_WHAT IS REQUIRED_:
Leaving out every picture, quote the data below exactly as it appears.

_MATERIAL PROVIDED_:
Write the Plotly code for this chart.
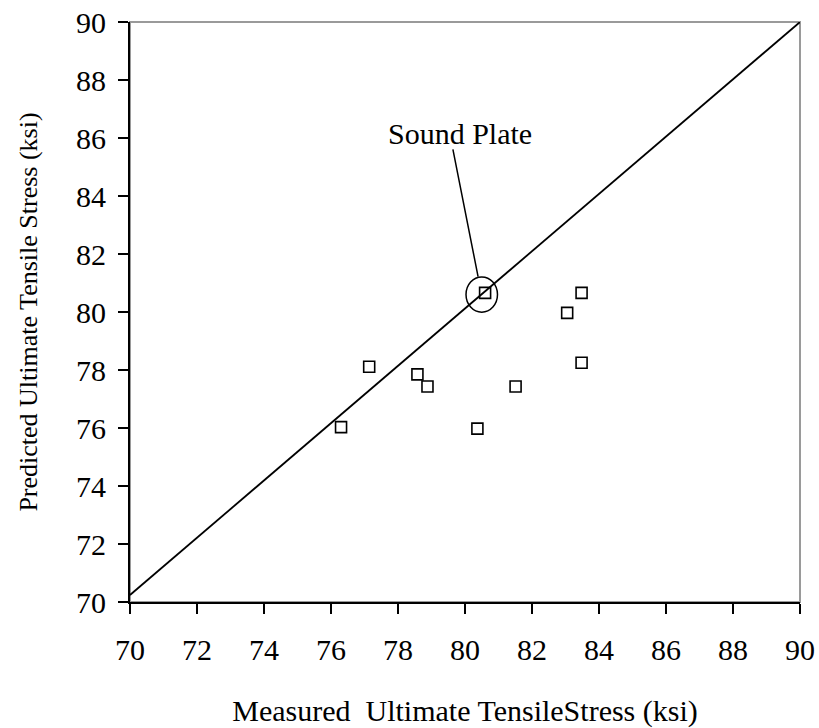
import plotly.graph_objects as go

measured = [80.6, 83.48, 83.05, 83.48, 77.14, 78.58, 78.88, 81.51, 80.37, 76.3]
predicted = [80.66, 80.66, 79.97, 78.25, 78.11, 77.85, 77.43, 77.43, 75.98, 76.03]
line_x = [70, 90]
line_y = [70.24, 90]
ticks = list(range(70, 91, 2))
circle_center = (80.5, 80.6)
circle_r = (0.47, 0.61)
label_text = "Sound Plate"
label_pos = (79.85, 86.15)
leader_start = (79.63, 85.66)
leader_end = (80.39, 81.22)

FONT = "Liberation Serif, Times New Roman, serif"

fig = go.Figure()
fig.add_trace(go.Scatter(x=line_x, y=line_y, mode="lines",
                         line=dict(color="black", width=1.8), showlegend=False, hoverinfo="skip"))
fig.add_trace(go.Scatter(x=measured, y=predicted, mode="markers",
                         marker=dict(symbol="square-open", size=11, color="black",
                                     line=dict(width=1.6, color="black")),
                         showlegend=False))

# gray frame (top/right)
fig.add_shape(type="rect", xref="paper", yref="paper", x0=0, y0=0, x1=1, y1=1,
              line=dict(color="#9a9a9a", width=2), layer="below")
# circle around sound plate
cx, cy = circle_center
rx, ry = circle_r
fig.add_shape(type="circle", xref="x", yref="y", x0=cx - rx, x1=cx + rx, y0=cy - ry, y1=cy + ry,
              line=dict(color="black", width=1.5))
fig.add_annotation(x=leader_end[0], y=leader_end[1], ax=leader_start[0], ay=leader_start[1],
                   xref="x", yref="y", axref="x", ayref="y",
                   showarrow=True, arrowhead=0, arrowwidth=1.5, arrowcolor="black", text="")
fig.add_annotation(x=label_pos[0], y=label_pos[1], xref="x", yref="y", text=label_text,
                   showarrow=False, font=dict(family=FONT, size=30, color="black"))

axis_common = dict(range=[70, 90], tickvals=ticks, ticks="outside", ticklen=10, tickwidth=1.5,
                   tickcolor="black", showline=True, linecolor="black", linewidth=2,
                   showgrid=False, zeroline=False, mirror=False, automargin=False,
                   tickfont=dict(family=FONT, size=30, color="black"))
fig.update_xaxes(**axis_common, ticklabelstandoff=10,
                 title=dict(text="Measured\u00a0\u00a0Ultimate TensileStress (ksi)",
                            font=dict(family=FONT, size=30, color="black"), standoff=39))
fig.update_yaxes(**axis_common, ticklabelstandoff=6,
                 title=dict(text="Predicted Ultimate Tensile Stress (ksi)",
                            font=dict(family=FONT, size=26, color="black"), standoff=31))

fig.update_layout(width=819, height=728, margin=dict(l=130, r=19, t=22, b=126),
                  plot_bgcolor="white", paper_bgcolor="white")
fig.write_html("out.html")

_THE SOLUTION_:
Write the Plotly code for this chart.
import plotly.graph_objects as go

measured = [80.6, 83.48, 83.05, 83.48, 77.14, 78.58, 78.88, 81.51, 80.37, 76.3]
predicted = [80.66, 80.66, 79.97, 78.25, 78.11, 77.85, 77.43, 77.43, 75.98, 76.03]
line_x = [70, 90]
line_y = [70.24, 90]
ticks = list(range(70, 91, 2))
circle_center = (80.5, 80.6)
circle_r = (0.47, 0.61)
label_text = "Sound Plate"
label_pos = (79.85, 86.15)
leader_start = (79.63, 85.66)
leader_end = (80.39, 81.22)

FONT = "Liberation Serif, Times New Roman, serif"

fig = go.Figure()
fig.add_trace(go.Scatter(x=line_x, y=line_y, mode="lines",
                         line=dict(color="black", width=1.8), showlegend=False, hoverinfo="skip"))
fig.add_trace(go.Scatter(x=measured, y=predicted, mode="markers",
                         marker=dict(symbol="square-open", size=11, color="black",
                                     line=dict(width=1.6, color="black")),
                         showlegend=False))

# gray frame (top/right)
fig.add_shape(type="rect", xref="paper", yref="paper", x0=0, y0=0, x1=1, y1=1,
              line=dict(color="#9a9a9a", width=2), layer="below")
# circle around sound plate
cx, cy = circle_center
rx, ry = circle_r
fig.add_shape(type="circle", xref="x", yref="y", x0=cx - rx, x1=cx + rx, y0=cy - ry, y1=cy + ry,
              line=dict(color="black", width=1.5))
fig.add_annotation(x=leader_end[0], y=leader_end[1], ax=leader_start[0], ay=leader_start[1],
                   xref="x", yref="y", axref="x", ayref="y",
                   showarrow=True, arrowhead=0, arrowwidth=1.5, arrowcolor="black", text="")
fig.add_annotation(x=label_pos[0], y=label_pos[1], xref="x", yref="y", text=label_text,
                   showarrow=False, font=dict(family=FONT, size=30, color="black"))

axis_common = dict(range=[70, 90], tickvals=ticks, ticks="outside", ticklen=10, tickwidth=1.5,
                   tickcolor="black", showline=True, linecolor="black", linewidth=2,
                   showgrid=False, zeroline=False, mirror=False, automargin=False,
                   tickfont=dict(family=FONT, size=30, color="black"))
fig.update_xaxes(**axis_common, ticklabelstandoff=10,
                 title=dict(text="Measured\u00a0\u00a0Ultimate TensileStress (ksi)",
                            font=dict(family=FONT, size=30, color="black"), standoff=39))
fig.update_yaxes(**axis_common, ticklabelstandoff=6,
                 title=dict(text="Predicted Ultimate Tensile Stress (ksi)",
                            font=dict(family=FONT, size=26, color="black"), standoff=31))

fig.update_layout(width=819, height=728, margin=dict(l=130, r=19, t=22, b=126),
                  plot_bgcolor="white", paper_bgcolor="white")
fig.write_html("out.html")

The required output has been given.